I believe many of us would support such action. Yet we deem it unreasonable. The current cultural meme of “common sense regulations,” implies the idea of broader, nonsensical regulations. This proposal would certainly fall into that category. But our nation has a long, proud history of good ideas overcoming a label of unreasonableness. We could add this one to the history books:
A repeal of the 2nd amendment, a total ban on firearms, and mandatory buy-back.
The hundred plus year history of Abolition in this country was defined by a debate between those who could broadly be termed moderates and those called radicals. Moderates favored a variety of schemes to promote the gradual decline and dissolution of slavery. Radicals favored immediate manumission. Publicly moderates were deemed “reasonable” while radicals were deemed “unreasonable,” characterizations which continued even after the passage of the 13th amendment.

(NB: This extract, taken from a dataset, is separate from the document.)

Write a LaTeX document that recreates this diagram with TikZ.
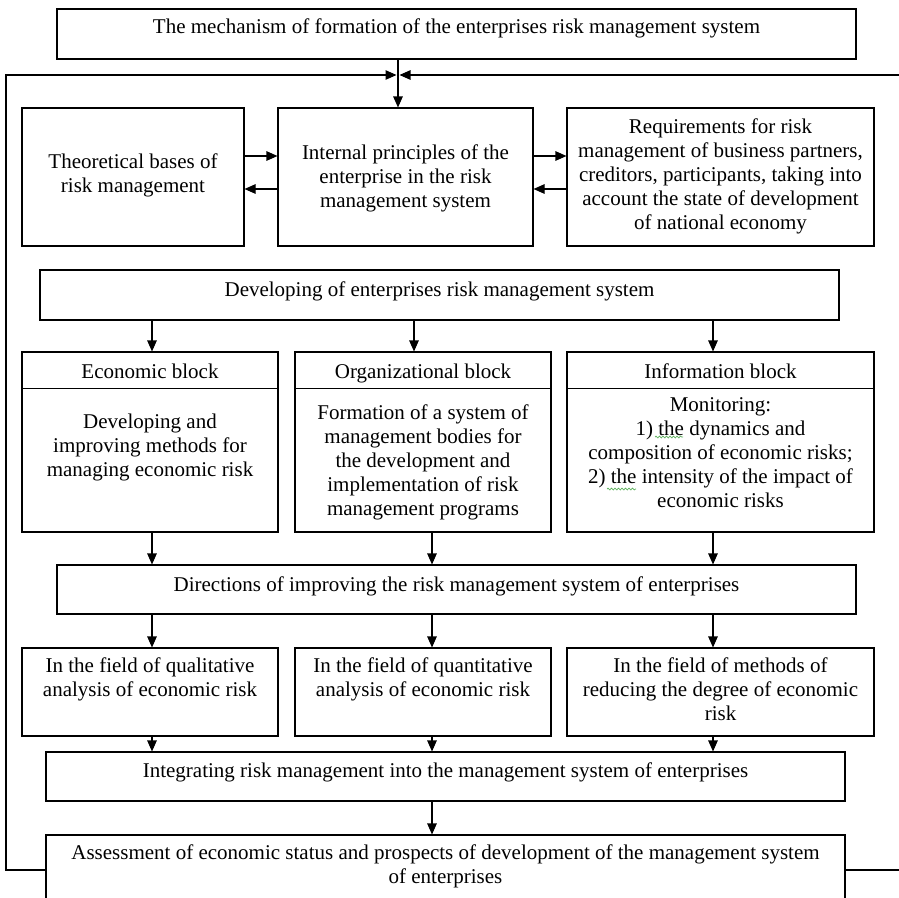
\documentclass[tikz,border=0pt]{standalone}
\usepackage{fontspec}
\setmainfont{Liberation Serif}
\usetikzlibrary{arrows.meta,decorations.pathmorphing}
\definecolor{spell}{RGB}{90,175,90}
\begin{document}
\begin{tikzpicture}[x=1pt,y=-1pt,
  box/.style={draw, rectangle, inner sep=0pt, line width=1.1pt},
  txt/.style={inner sep=0pt, align=center, font=\fontsize{21}{24}\selectfont, anchor=base},
  arr/.style={-{Triangle[length=11pt,width=9.5pt]}, line width=1.1pt},
  squig/.style={draw=spell, line width=0.7pt, decorate,
    decoration={snake, amplitude=0.9pt, segment length=3.5pt}}
]
\useasboundingbox (0,0) rectangle (899,897);
\clip (0,0) rectangle (899,897);

% boxes
\node[box, minimum width=799pt, minimum height=50pt]  (top)    at (456.5,34)    {};
\node[box, minimum width=222pt, minimum height=138pt] (theo)   at (133,177)     {};
\node[box, minimum width=255pt, minimum height=138pt] (intp)   at (405.5,177)   {};
\node[box, minimum width=307pt, minimum height=138pt] (req)    at (720.5,177)   {};
\node[box, minimum width=799pt, minimum height=50pt]  (dev)    at (439.5,295)   {};
\node[box, minimum width=256pt, minimum height=180pt] (econ)   at (150,442)     {};
\node[box, minimum width=256pt, minimum height=180pt] (org)    at (423,442)     {};
\node[box, minimum width=307pt, minimum height=180pt] (info)   at (720.5,442)   {};
\node[box, minimum width=799pt, minimum height=49pt]  (dir)    at (456.5,589.5) {};
\node[box, minimum width=256pt, minimum height=88pt]  (qual)   at (150,692)     {};
\node[box, minimum width=256pt, minimum height=88pt]  (quan)   at (423,692)     {};
\node[box, minimum width=307pt, minimum height=88pt]  (meth)   at (720.5,692)   {};
\node[box, minimum width=799pt, minimum height=49pt]  (integ)  at (445.5,776.5) {};
\node[box, minimum width=799pt, minimum height=70pt]  (assess) at (445.5,870)   {};

% block header separators
\foreach \b in {econ,org,info}
  \draw[line width=1.1pt] ([yshift=-37pt]\b.north west) -- ([yshift=-37pt]\b.north east);

% texts (placed by the baseline of their last line)
\node[txt] (topT)   at (456.5,33)  {The mechanism of formation of the enterprises risk management system};
\node[txt] (theoT)  at (133,192)   {Theoretical bases of\\risk management};
\node[txt] (intpT)  at (405.5,207) {Internal principles of the\\enterprise in the risk\\management system};
\node[txt] (reqT)   at (720.5,229) {Requirements for risk\\management of business partners,\\creditors, participants, taking into\\account the state of development\\of national economy};
\node[txt] (devT)   at (439.5,296) {Developing of enterprises risk management system};
\node[txt] (econH)  at (150,378)   {Economic block};
\node[txt] (orgH)   at (423,378)   {Organizational block};
\node[txt] (infoH)  at (720.5,378) {Information block};
\node[txt] (econT)  at (150,476)   {Developing and\\improving methods for\\managing economic risk};
\node[txt] (orgT)   at (423,515)   {Formation of a system of\\management bodies for\\the development and\\implementation of risk\\management programs};
\node[txt] (infoT)  at (720.5,507) {Monitoring:\\1) the dynamics and\\composition of economic risks;\\2) the intensity of the impact of\\economic risks};
\node[txt] (dirT)   at (456.5,591) {Directions of improving the risk management system of enterprises};
\node[txt] (qualT)  at (150,696)   {In the field of qualitative\\analysis of economic risk};
\node[txt] (quanT)  at (423,696)   {In the field of quantitative\\analysis of economic risk};
\node[txt] (methT)  at (720.5,720) {In the field of methods of\\reducing the degree of economic\\risk};
\node[txt] (integT) at (445.5,777) {Integrating risk management into the management system of enterprises};
\node[txt] (assessT) at (445.5,883) {Assessment of economic status and prospects of development of the management system\\of enterprises};

% spell-check marks
\path[squig] (655,437) -- (683,437);
\path[squig] (607,489) -- (636,489);

% column positions of the vertical connectors
\coordinate (loop) at (398,75);
\coordinate (colA) at (152,0);
\coordinate (colB) at (432,0);
\coordinate (colBd) at (414,0);
\coordinate (colC) at (713,0);
\coordinate (fbL) at (6,75);
\coordinate (fbR) at (915,75);

% top entry and feedback loop
\draw[arr] (loop |- top.south) -- (loop |- intp.north);
\draw[arr] (assess.west) -| (fbL) -- ([xshift=-1.5pt]loop);
\draw[arr] (assess.east) -| (fbR) -- ([xshift=1.5pt]loop);

% horizontal exchanges
\draw[arr] ([yshift=21pt]theo.east) -- ([yshift=21pt]intp.west);
\draw[arr] ([yshift=-12pt]intp.west) -- ([yshift=-12pt]theo.east);
\draw[arr] ([yshift=21pt]intp.east) -- ([yshift=21pt]req.west);
\draw[arr] ([yshift=-12pt]req.west) -- ([yshift=-12pt]intp.east);

% development to blocks
\draw[arr] (colA |- dev.south) -- (colA |- econ.north);
\draw[arr] (colBd |- dev.south) -- (colBd |- org.north);
\draw[arr] (colC |- dev.south) -- (colC |- info.north);

% blocks to directions
\draw[arr] (colA |- econ.south) -- (colA |- dir.north);
\draw[arr] (colB |- org.south) -- (colB |- dir.north);
\draw[arr] (colC |- info.south) -- (colC |- dir.north);

% directions to fields
\draw[arr] (colA |- dir.south) -- (colA |- qual.north);
\draw[arr] (colB |- dir.south) -- (colB |- quan.north);
\draw[arr] (colC |- dir.south) -- (colC |- meth.north);

% fields to integration
\draw[arr] (colA |- qual.south) -- (colA |- integ.north);
\draw[arr] (colB |- quan.south) -- (colB |- integ.north);
\draw[arr] (colC |- meth.south) -- (colC |- integ.north);

% integration to assessment
\draw[arr] (colB |- integ.south) -- (colB |- assess.north);
\end{tikzpicture}
\end{document}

History, I think, has rendered a verdict in favor of the radicals.
To be clear, I am not advocating for a rejection of half measures. Many of the radical abolitionists (Douglas, Truth, Garrison and even Tubman and Brown) embraced partial victories along the way, for strategic reasons. But they did not compromise in the statement of their goal: immediate abolition. We should do the same:
A repeal of the 2nd amendment, a total ban on firearms, and mandatory buy-back.
I am a terrible negotiator. But it happens my mother-in-law and best friend are exceptional at it. If I’ve learned one thing from them, it’s that you must ask for what you want ideally, if you hope to receive what you can live with.
The repeal of the 2nd amendment may be a fool’s errand. But, if we limit discussion to the narrow realm of “common sense,” regulations, we are unlikely to get anything at all. The Gun lobby in this country has made it clear they will oppose all regulations of any sort. If we attempt to negotiate with a partner who will not budge by meeting them halfway, we will find ourselves creeping by degrees toward nothing.
On March 24th, I will do what I can to make sure students marching on the capitol have a place to sleep, and a meal for the journey. I will walk with them. I intend to follow their lead. I will support their tactics, and applaud any victory they achieve, no matter how partial.
But, should anyone ask me what I want, I will tell them:
A repeal of the 2nd amendment, a total ban on firearms, and mandatory buy-back.